| TASK PROMPT |
Restate the data word for word and leave the images out.

■ ■ ■ ■

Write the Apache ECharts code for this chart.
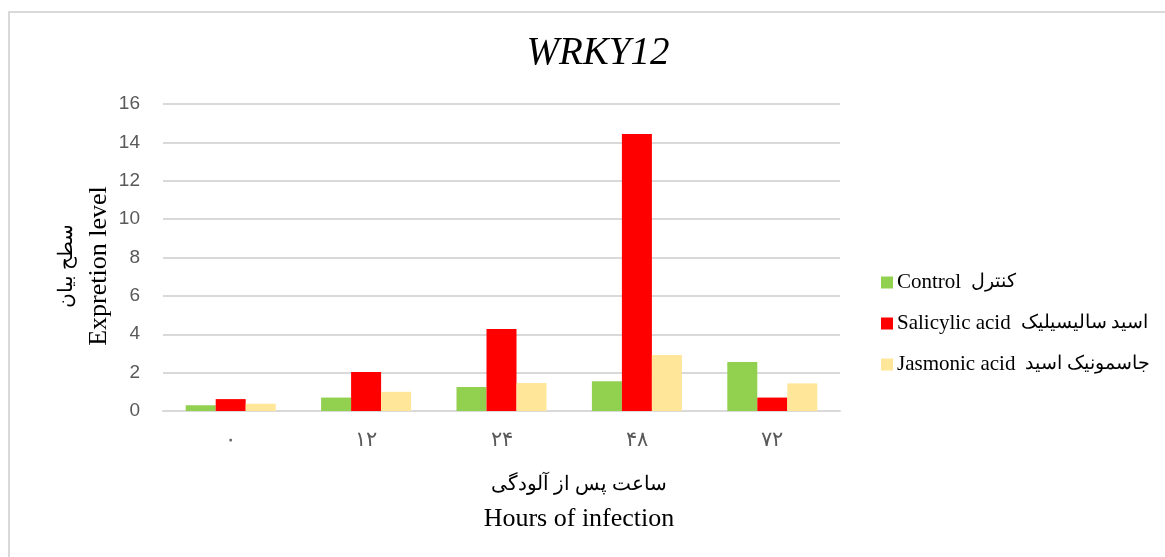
<!DOCTYPE html>
<html>
<head>
<meta charset="utf-8">
<script src="https://cdn.jsdelivr.net/npm/echarts@6/dist/echarts.min.js"></script>
<style>html,body{margin:0;padding:0;background:#fff}#c{width:1165px;height:557px}</style>
</head>
<body>
<div id="c"></div>
<script>
const categories = ['۰', '۱۲', '۲۴', '۴۸', '۷۲'];
const seriesNamesEn = ['Control', 'Salicylic acid', 'Jasmonic acid'];
const seriesNamesFa = ['کنترل', 'اسید سالیسیلیک', 'جاسمونیک اسید'];
const controlValues = [0.3, 0.7, 1.25, 1.55, 2.55];
const salicylicValues = [0.62, 2.03, 4.27, 14.43, 0.7];
const jasmonicValues = [0.38, 1.0, 1.46, 2.92, 1.44];
const yTicks = [0, 2, 4, 6, 8, 10, 12, 14, 16];
const colors = ['#92D050', '#FF0000', '#FFE699'];

const serif = '"Liberation Serif", "DejaVu Serif", serif';
const chart = echarts.init(document.getElementById('c'), null, {renderer: 'canvas'});
const values = [controlValues, salicylicValues, jasmonicValues];
const seriesNames = seriesNamesEn.map((e, i) => e + ' ' + seriesNamesFa[i]);

chart.setOption({
  animation: false,
  backgroundColor: '#fff',
  title: [{
    text: 'WRKY12',
    left: 593, top: 29, textAlign: 'center',
    textStyle: {fontFamily: serif, fontStyle: 'italic', fontWeight: 'normal', fontSize: 39, color: '#000'}
  }, {
    text: '{fa|ساعت پس از آلودگی}\n{en|Hours of infection}',
    left: 574, top: 462, textAlign: 'center',
    textStyle: {
      fontWeight: 'normal',
      rich: {
        fa: {fontFamily: serif, fontWeight: 'normal', fontSize: 20, lineHeight: 35, color: '#000'},
        en: {fontFamily: serif, fontWeight: 'normal', fontSize: 26, lineHeight: 35, color: '#000'}
      }
    }
  }],
  graphic: [{
    type: 'rect', silent: true,
    shape: {x: 9, y: 12, width: 1200, height: 600},
    style: {fill: 'none', stroke: '#D9D9D9', lineWidth: 2}
  }, {
    type: 'text', silent: true,
    x: 83, y: 266, rotation: Math.PI / 2,
    style: {
      text: '{fa|سطح بیان}\n{en|Expretion level}',
      align: 'center', verticalAlign: 'middle',
      rich: {
        fa: {fontFamily: serif, fontSize: 20, lineHeight: 32, fill: '#000'},
        en: {fontFamily: serif, fontSize: 26, lineHeight: 32, fill: '#000'}
      }
    }
  }],
  legend: {
    orient: 'vertical', left: 876, top: 267,
    itemWidth: 12, itemHeight: 12, itemGap: 20,
    icon: 'rect',
    formatter: function (name) {
      const i = seriesNames.indexOf(name);
      return '{en|' + seriesNamesEn[i] + '}{fa|' + seriesNamesFa[i] + '}';
    },
    textStyle: {
      padding: [0, 0, 0, -1],
      rich: {
        en: {fontFamily: serif, fontSize: 21, color: '#000'},
        fa: {fontFamily: serif, fontSize: 18.5, color: '#000', padding: [0, 0, 0, 10]}
      }
    },
    data: seriesNames
  },
  grid: {left: 163, right: 325, top: 104, bottom: 146, containLabel: false},
  xAxis: {
    type: 'category', data: categories,
    axisLine: {lineStyle: {color: '#D9D9D9', width: 2}},
    axisTick: {show: false},
    axisLabel: {margin: 19, fontFamily: serif, fontSize: 21, color: '#595959'}
  },
  yAxis: {
    type: 'value', min: yTicks[0], max: yTicks[yTicks.length - 1], interval: 2,
    axisLine: {show: false}, axisTick: {show: false},
    splitLine: {lineStyle: {color: '#D9D9D9', width: 2}},
    axisLabel: {margin: 23, fontFamily: '"Liberation Sans", "Open Sans", sans-serif', fontSize: 19, color: '#595959'}
  },
  series: seriesNames.map((n, i) => ({
    name: n, type: 'bar', data: values[i],
    barWidth: 30, barGap: '0%',
    itemStyle: {color: colors[i]}
  }))
});
</script>
</body>
</html>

■ ■ ■ ■

| RESULT OF THIS EXERCISE |
Write the Apache ECharts code for this chart.
<!DOCTYPE html>
<html>
<head>
<meta charset="utf-8">
<script src="https://cdn.jsdelivr.net/npm/echarts@6/dist/echarts.min.js"></script>
<style>html,body{margin:0;padding:0;background:#fff}#c{width:1165px;height:557px}</style>
</head>
<body>
<div id="c"></div>
<script>
const categories = ['۰', '۱۲', '۲۴', '۴۸', '۷۲'];
const seriesNamesEn = ['Control', 'Salicylic acid', 'Jasmonic acid'];
const seriesNamesFa = ['کنترل', 'اسید سالیسیلیک', 'جاسمونیک اسید'];
const controlValues = [0.3, 0.7, 1.25, 1.55, 2.55];
const salicylicValues = [0.62, 2.03, 4.27, 14.43, 0.7];
const jasmonicValues = [0.38, 1.0, 1.46, 2.92, 1.44];
const yTicks = [0, 2, 4, 6, 8, 10, 12, 14, 16];
const colors = ['#92D050', '#FF0000', '#FFE699'];

const serif = '"Liberation Serif", "DejaVu Serif", serif';
const chart = echarts.init(document.getElementById('c'), null, {renderer: 'canvas'});
const values = [controlValues, salicylicValues, jasmonicValues];
const seriesNames = seriesNamesEn.map((e, i) => e + ' ' + seriesNamesFa[i]);

chart.setOption({
  animation: false,
  backgroundColor: '#fff',
  title: [{
    text: 'WRKY12',
    left: 593, top: 29, textAlign: 'center',
    textStyle: {fontFamily: serif, fontStyle: 'italic', fontWeight: 'normal', fontSize: 39, color: '#000'}
  }, {
    text: '{fa|ساعت پس از آلودگی}\n{en|Hours of infection}',
    left: 574, top: 462, textAlign: 'center',
    textStyle: {
      fontWeight: 'normal',
      rich: {
        fa: {fontFamily: serif, fontWeight: 'normal', fontSize: 20, lineHeight: 35, color: '#000'},
        en: {fontFamily: serif, fontWeight: 'normal', fontSize: 26, lineHeight: 35, color: '#000'}
      }
    }
  }],
  graphic: [{
    type: 'rect', silent: true,
    shape: {x: 9, y: 12, width: 1200, height: 600},
    style: {fill: 'none', stroke: '#D9D9D9', lineWidth: 2}
  }, {
    type: 'text', silent: true,
    x: 83, y: 266, rotation: Math.PI / 2,
    style: {
      text: '{fa|سطح بیان}\n{en|Expretion level}',
      align: 'center', verticalAlign: 'middle',
      rich: {
        fa: {fontFamily: serif, fontSize: 20, lineHeight: 32, fill: '#000'},
        en: {fontFamily: serif, fontSize: 26, lineHeight: 32, fill: '#000'}
      }
    }
  }],
  legend: {
    orient: 'vertical', left: 876, top: 267,
    itemWidth: 12, itemHeight: 12, itemGap: 20,
    icon: 'rect',
    formatter: function (name) {
      const i = seriesNames.indexOf(name);
      return '{en|' + seriesNamesEn[i] + '}{fa|' + seriesNamesFa[i] + '}';
    },
    textStyle: {
      padding: [0, 0, 0, -1],
      rich: {
        en: {fontFamily: serif, fontSize: 21, color: '#000'},
        fa: {fontFamily: serif, fontSize: 18.5, color: '#000', padding: [0, 0, 0, 10]}
      }
    },
    data: seriesNames
  },
  grid: {left: 163, right: 325, top: 104, bottom: 146, containLabel: false},
  xAxis: {
    type: 'category', data: categories,
    axisLine: {lineStyle: {color: '#D9D9D9', width: 2}},
    axisTick: {show: false},
    axisLabel: {margin: 19, fontFamily: serif, fontSize: 21, color: '#595959'}
  },
  yAxis: {
    type: 'value', min: yTicks[0], max: yTicks[yTicks.length - 1], interval: 2,
    axisLine: {show: false}, axisTick: {show: false},
    splitLine: {lineStyle: {color: '#D9D9D9', width: 2}},
    axisLabel: {margin: 23, fontFamily: '"Liberation Sans", "Open Sans", sans-serif', fontSize: 19, color: '#595959'}
  },
  series: seriesNames.map((n, i) => ({
    name: n, type: 'bar', data: values[i],
    barWidth: 30, barGap: '0%',
    itemStyle: {color: colors[i]}
  }))
});
</script>
</body>
</html>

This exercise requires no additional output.